What to do:
Reproduce the listing word for word, leaving every picture behind.

Provided material:
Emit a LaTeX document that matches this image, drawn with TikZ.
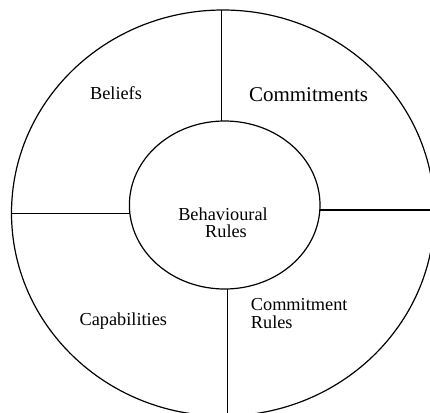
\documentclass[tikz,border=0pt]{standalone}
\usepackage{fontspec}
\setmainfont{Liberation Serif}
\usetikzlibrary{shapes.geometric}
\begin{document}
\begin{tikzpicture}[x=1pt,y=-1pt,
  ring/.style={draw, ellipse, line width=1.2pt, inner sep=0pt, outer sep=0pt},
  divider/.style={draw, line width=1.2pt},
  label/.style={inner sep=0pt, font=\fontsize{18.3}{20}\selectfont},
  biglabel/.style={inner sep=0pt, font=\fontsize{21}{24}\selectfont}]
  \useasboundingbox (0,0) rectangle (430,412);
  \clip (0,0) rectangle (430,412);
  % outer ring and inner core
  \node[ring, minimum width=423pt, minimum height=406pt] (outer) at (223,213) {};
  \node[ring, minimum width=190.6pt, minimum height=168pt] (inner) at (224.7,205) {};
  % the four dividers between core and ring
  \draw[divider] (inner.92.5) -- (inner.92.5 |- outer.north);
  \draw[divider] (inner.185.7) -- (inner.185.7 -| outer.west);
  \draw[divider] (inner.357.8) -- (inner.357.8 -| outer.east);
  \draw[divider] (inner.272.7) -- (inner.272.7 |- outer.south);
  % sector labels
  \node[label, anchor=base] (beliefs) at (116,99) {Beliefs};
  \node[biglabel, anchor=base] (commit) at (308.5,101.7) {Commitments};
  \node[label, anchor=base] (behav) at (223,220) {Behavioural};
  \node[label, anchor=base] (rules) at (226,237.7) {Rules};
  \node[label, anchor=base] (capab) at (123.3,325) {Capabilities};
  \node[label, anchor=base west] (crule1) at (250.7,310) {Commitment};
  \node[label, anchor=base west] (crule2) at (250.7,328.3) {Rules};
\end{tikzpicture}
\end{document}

Exercise result:
Emit a LaTeX document that matches this image, drawn with TikZ.
\documentclass[tikz,border=0pt]{standalone}
\usepackage{fontspec}
\setmainfont{Liberation Serif}
\usetikzlibrary{shapes.geometric}
\begin{document}
\begin{tikzpicture}[x=1pt,y=-1pt,
  ring/.style={draw, ellipse, line width=1.2pt, inner sep=0pt, outer sep=0pt},
  divider/.style={draw, line width=1.2pt},
  label/.style={inner sep=0pt, font=\fontsize{18.3}{20}\selectfont},
  biglabel/.style={inner sep=0pt, font=\fontsize{21}{24}\selectfont}]
  \useasboundingbox (0,0) rectangle (430,412);
  \clip (0,0) rectangle (430,412);
  % outer ring and inner core
  \node[ring, minimum width=423pt, minimum height=406pt] (outer) at (223,213) {};
  \node[ring, minimum width=190.6pt, minimum height=168pt] (inner) at (224.7,205) {};
  % the four dividers between core and ring
  \draw[divider] (inner.92.5) -- (inner.92.5 |- outer.north);
  \draw[divider] (inner.185.7) -- (inner.185.7 -| outer.west);
  \draw[divider] (inner.357.8) -- (inner.357.8 -| outer.east);
  \draw[divider] (inner.272.7) -- (inner.272.7 |- outer.south);
  % sector labels
  \node[label, anchor=base] (beliefs) at (116,99) {Beliefs};
  \node[biglabel, anchor=base] (commit) at (308.5,101.7) {Commitments};
  \node[label, anchor=base] (behav) at (223,220) {Behavioural};
  \node[label, anchor=base] (rules) at (226,237.7) {Rules};
  \node[label, anchor=base] (capab) at (123.3,325) {Capabilities};
  \node[label, anchor=base west] (crule1) at (250.7,310) {Commitment};
  \node[label, anchor=base west] (crule2) at (250.7,328.3) {Rules};
\end{tikzpicture}
\end{document}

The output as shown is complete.